La mission d'observation de la Ligue arabe, qui avait pour but de faire cesser la violence en Syrie, va de mal en pis. Hier, le premier ministre du Qatar a avoué à New York que les observateurs avaient fait plusieurs «erreurs». Selon l'opposition, la répression des manifestations par le régime de Bachar al-Assad a fait au moins 400 morts depuis l'arrivée de ces derniers en sol syrien, dont 24 hier. Devant le constat d'échec, des voix s'élèvent pour demander une intervention armée de l'Occident, dont celle d'un jeune rebelle qui a accordé une entrevue exclusive à La Presse.

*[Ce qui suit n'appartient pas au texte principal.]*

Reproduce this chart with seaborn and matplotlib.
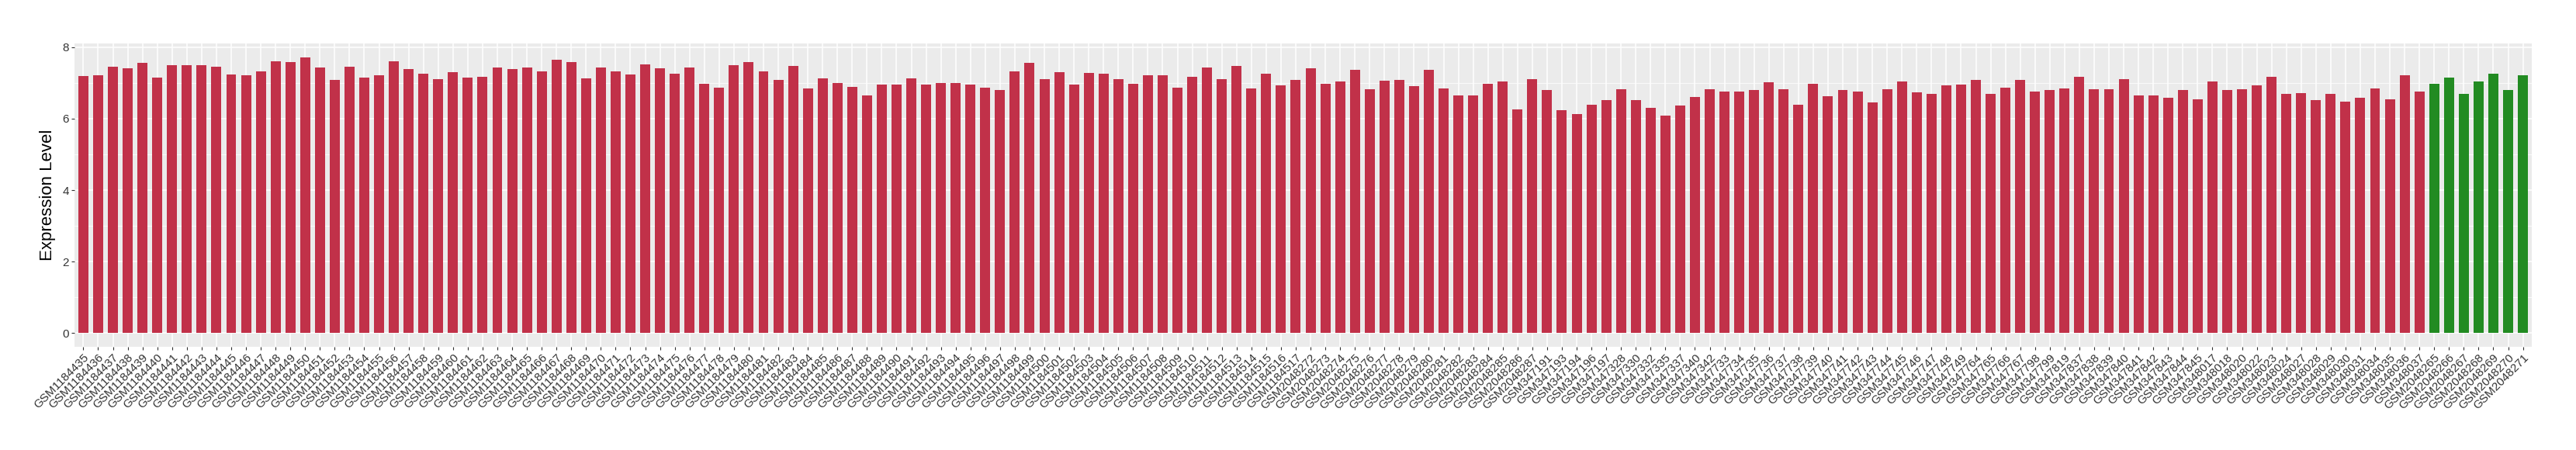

«Envoyez l'OTAN. Au plus vite.» Hassan (nom fictif) hoche tristement la tête en implorant les forces occidentales d'intervenir dans son pays, la Syrie.

Après 10 mois de rébellion, accompagnée par 10 mois de répression qui ont fait entre 5000 et 7000 morts selon de récents rapports, le jeune Syrien dans la vingtaine ne voit plus d'autre issue. «ll va y avoir des morts si l'OTAN bombarde, c'est certain, mais la souffrance va être de courte durée. Là, un peuple entier est en train de se faire tuer. Un à la fois. Ce régime ne tombera jamais à moins d'une intervention», a-t-il dit à La Presse hier lors d'une entrevue par l'entremise de Skype.

Des morts, Hassan - dont nous avons changé le nom pour des raisons de sécurité - en a vu plusieurs au cours des dernières semaines dans la ville du centre de la Syrie dont il est originaire. «On manifeste sans arrêt depuis le mois du ramadan. Au début, on n'était qu'une trentaine, mais beaucoup de gens se sont joints à nous. Autour du 15e ou du 16e jour du ramadan (mi-août), les forces de sécurité ont ouvert le feu et ont tué cinq personnes. Trois hommes, une fille et un enfant». Cette manifestation a été un tournant dans la vie du jeune Syrien.

Depuis, tenir tête au régime de Bachar al-Assad est devenu le métier à temps plein d'Hassan, qui, il y a quelques mois à peine, était enseignant. Au sein d'un groupe de rebelles improvisés, il a notamment le rôle de trouver des armes. «On n'avait rien pour se défendre. Il a fallu faire quelque chose», note-t-il en expliquant qu'il a réussi à convaincre des fonctionnaires de l'État de lui céder des armes à feu.

Des groupes comme le sien sont apparus un peu partout en Syrie. D'autres ont été mis sur pied par des déserteurs de l'armée, qui forment aujourd'hui une coalition appelée l'Armée libre de Syrie. Certains de leurs représentants ont rencontré hier le groupe d'observateurs de la Ligue arabe, en sol syrien depuis la fin du mois de décembre. Les déserteurs, tout comme le Conseil national syrien - une organisation ombrelle des mouvements d'opposition - demandent l'imposition d'une zone d'interdiction aérienne pour créer des «secteurs sécuritaires» pour les déserteurs et les réfugiés qui tentent d'échapper à la violence.

Des airs de guerre civile

D'un pays limitrophe où il séjourne actuellement, Hassan se désole. La situation dans son pays ressemble de plus en plus à une guerre civile. Et les tensions interreligieuses remontent plus que jamais à la surface. Les musulmans sunnites, le groupe majoritaire auquel Hassan appartient, sont outrés de voir des membres des minorités religieuses soutenir la machine de répression de Bachar al-Assad, lui-même appartenant à la minorité alaouite. «Les gens crient dans la rue: les chrétiens à Beyrouth, les alaouites dans leurs cercueils», rapporte le jeune homme. Un slogan qui ne laisse présager rien de bon dans l'éventualité d'un renversement du régime, estime Henri Habib, professeur émérite de sciences politiques à l'Université Concordia.

«On peut décrire la situation en Syrie par un mot: une poudrière», dit-il. Si Hassan désire voir l'OTAN débarquer dans son pays, M. Habib croit qu'une telle intervention équivaudrait à ouvrir une boîte de Pandore dans une région déjà déstabilisée et minée par des conflits qui dépassent souvent les frontières d'un seul pays. Un renversement par les armes du gouvernement Assad pourrait avoir l'effet d'un tremblement de terre autant en Turquie, qui peine à gérer la question kurde, qu'au Liban «à l'équilibre fragile», en Israël, en Jordanie et en Irak, estime l'expert.

Le professeur Habib et le jeune rebelle syrien s'entendent sur une chose cependant: le sang doit cesser de couler le plus vite possible dans les rues de la Syrie.